# Material:
-- -- --
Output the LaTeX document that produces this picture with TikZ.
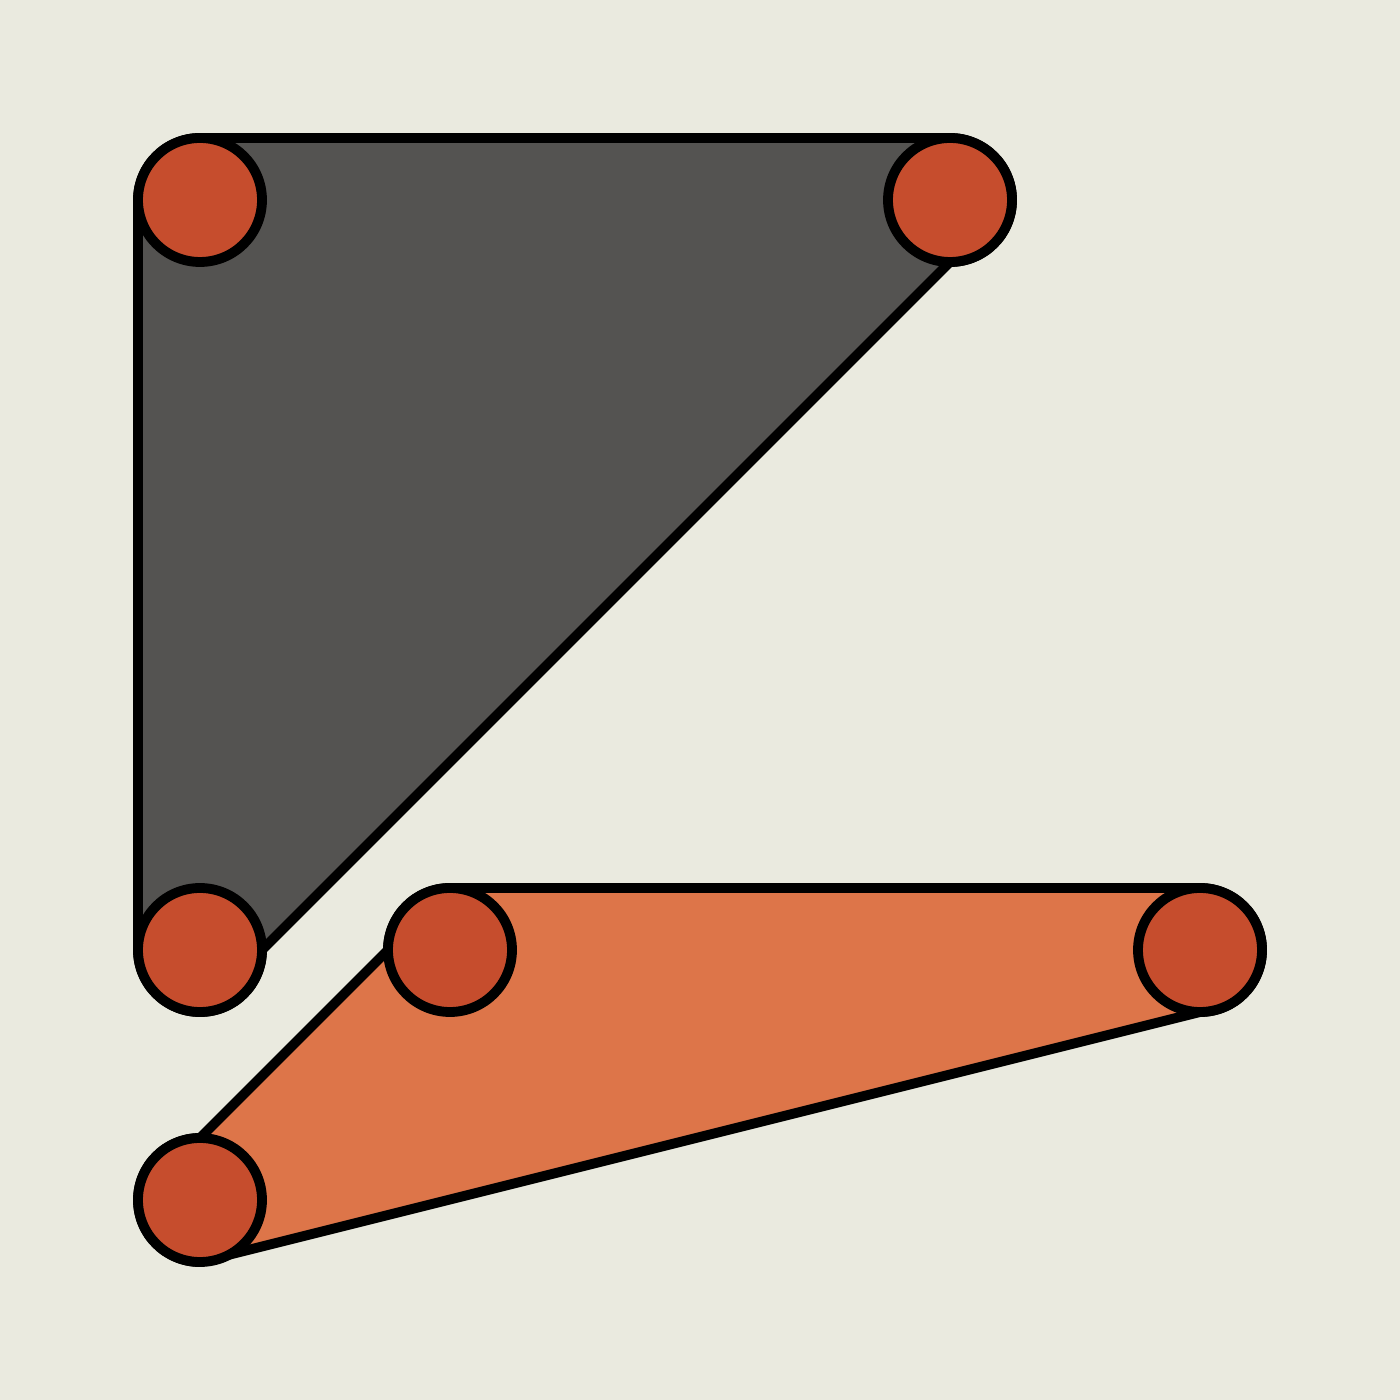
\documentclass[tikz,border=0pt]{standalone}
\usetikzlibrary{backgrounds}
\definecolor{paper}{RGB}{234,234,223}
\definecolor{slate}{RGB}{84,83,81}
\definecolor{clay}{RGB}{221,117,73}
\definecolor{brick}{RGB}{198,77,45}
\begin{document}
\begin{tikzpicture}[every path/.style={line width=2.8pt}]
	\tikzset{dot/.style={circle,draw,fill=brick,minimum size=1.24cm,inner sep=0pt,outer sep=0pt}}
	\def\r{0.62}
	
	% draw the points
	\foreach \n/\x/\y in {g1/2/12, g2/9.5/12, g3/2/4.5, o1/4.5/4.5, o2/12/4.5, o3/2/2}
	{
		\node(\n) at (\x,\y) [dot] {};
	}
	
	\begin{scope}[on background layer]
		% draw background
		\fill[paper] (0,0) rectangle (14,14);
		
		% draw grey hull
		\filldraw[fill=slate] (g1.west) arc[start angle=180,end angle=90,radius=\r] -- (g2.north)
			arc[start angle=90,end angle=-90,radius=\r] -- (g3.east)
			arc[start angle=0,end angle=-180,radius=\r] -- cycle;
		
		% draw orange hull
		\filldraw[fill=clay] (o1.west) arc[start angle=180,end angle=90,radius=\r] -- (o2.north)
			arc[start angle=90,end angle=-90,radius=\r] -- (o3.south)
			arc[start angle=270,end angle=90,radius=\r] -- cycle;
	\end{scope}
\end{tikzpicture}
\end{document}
-- -- --
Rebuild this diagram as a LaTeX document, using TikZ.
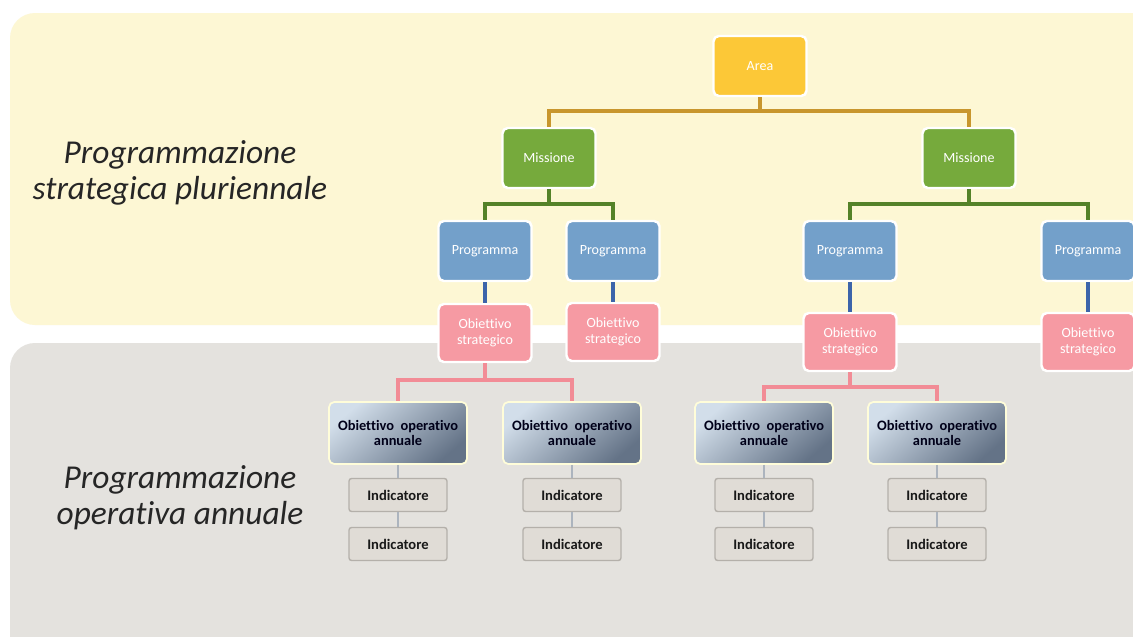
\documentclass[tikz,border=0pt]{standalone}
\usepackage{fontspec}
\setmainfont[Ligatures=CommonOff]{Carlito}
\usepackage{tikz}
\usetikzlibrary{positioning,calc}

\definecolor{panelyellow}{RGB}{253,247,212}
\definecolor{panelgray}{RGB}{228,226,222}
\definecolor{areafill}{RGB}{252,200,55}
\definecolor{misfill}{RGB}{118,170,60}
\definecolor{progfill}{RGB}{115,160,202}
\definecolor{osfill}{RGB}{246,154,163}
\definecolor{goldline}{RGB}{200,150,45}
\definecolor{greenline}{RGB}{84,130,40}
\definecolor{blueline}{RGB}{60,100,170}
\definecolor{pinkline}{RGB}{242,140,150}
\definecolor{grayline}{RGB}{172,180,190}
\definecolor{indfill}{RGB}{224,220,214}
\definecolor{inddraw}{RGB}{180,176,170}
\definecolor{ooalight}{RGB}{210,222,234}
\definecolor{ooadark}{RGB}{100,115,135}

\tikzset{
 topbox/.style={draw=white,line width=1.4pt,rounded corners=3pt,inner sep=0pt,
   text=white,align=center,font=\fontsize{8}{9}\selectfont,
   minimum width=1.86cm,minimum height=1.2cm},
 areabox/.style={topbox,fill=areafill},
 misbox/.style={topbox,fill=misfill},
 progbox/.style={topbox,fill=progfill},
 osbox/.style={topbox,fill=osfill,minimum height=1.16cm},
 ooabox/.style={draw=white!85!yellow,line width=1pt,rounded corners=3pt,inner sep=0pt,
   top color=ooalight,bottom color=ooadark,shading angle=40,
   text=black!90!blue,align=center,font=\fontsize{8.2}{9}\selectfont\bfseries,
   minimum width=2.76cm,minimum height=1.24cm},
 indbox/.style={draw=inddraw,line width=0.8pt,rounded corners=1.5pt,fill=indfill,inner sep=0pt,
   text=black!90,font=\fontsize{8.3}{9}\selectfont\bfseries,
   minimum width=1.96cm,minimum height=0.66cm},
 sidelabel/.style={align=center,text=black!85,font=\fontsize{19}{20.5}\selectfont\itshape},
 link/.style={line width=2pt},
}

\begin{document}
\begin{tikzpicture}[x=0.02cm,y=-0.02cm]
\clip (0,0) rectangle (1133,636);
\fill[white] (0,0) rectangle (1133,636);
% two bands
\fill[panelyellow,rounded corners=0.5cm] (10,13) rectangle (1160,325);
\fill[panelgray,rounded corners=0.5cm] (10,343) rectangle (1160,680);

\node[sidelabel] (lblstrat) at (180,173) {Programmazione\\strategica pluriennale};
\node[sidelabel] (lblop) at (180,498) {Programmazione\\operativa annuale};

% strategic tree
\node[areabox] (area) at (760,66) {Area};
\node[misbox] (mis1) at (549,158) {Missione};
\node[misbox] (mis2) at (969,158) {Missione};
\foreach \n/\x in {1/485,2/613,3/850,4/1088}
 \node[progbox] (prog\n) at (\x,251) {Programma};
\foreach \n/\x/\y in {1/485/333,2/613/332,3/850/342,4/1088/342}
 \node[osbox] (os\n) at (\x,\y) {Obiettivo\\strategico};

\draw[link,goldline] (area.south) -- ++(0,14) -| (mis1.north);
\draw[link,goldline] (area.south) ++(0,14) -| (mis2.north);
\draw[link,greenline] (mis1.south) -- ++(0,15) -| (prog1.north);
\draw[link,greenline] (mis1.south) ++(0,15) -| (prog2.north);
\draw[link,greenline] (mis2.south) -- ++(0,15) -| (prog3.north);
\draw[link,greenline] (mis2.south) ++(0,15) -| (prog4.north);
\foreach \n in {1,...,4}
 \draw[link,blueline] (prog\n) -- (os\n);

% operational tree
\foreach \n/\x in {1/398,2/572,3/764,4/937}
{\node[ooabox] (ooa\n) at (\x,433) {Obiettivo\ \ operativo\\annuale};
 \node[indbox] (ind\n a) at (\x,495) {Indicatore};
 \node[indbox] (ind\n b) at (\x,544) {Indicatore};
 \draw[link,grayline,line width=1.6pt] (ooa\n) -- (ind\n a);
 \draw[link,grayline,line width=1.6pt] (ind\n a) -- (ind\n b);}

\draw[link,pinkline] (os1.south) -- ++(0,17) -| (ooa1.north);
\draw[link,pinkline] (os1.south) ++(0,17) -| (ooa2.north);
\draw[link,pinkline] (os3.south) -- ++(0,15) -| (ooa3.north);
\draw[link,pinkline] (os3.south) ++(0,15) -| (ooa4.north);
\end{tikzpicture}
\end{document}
-- -- --
# What is being asked:
Whenever "LaTeX" turns up in a line, pick that line out.

# Written response:
Output the LaTeX document that produces this picture with TikZ.
Rebuild this diagram as a LaTeX document, using TikZ.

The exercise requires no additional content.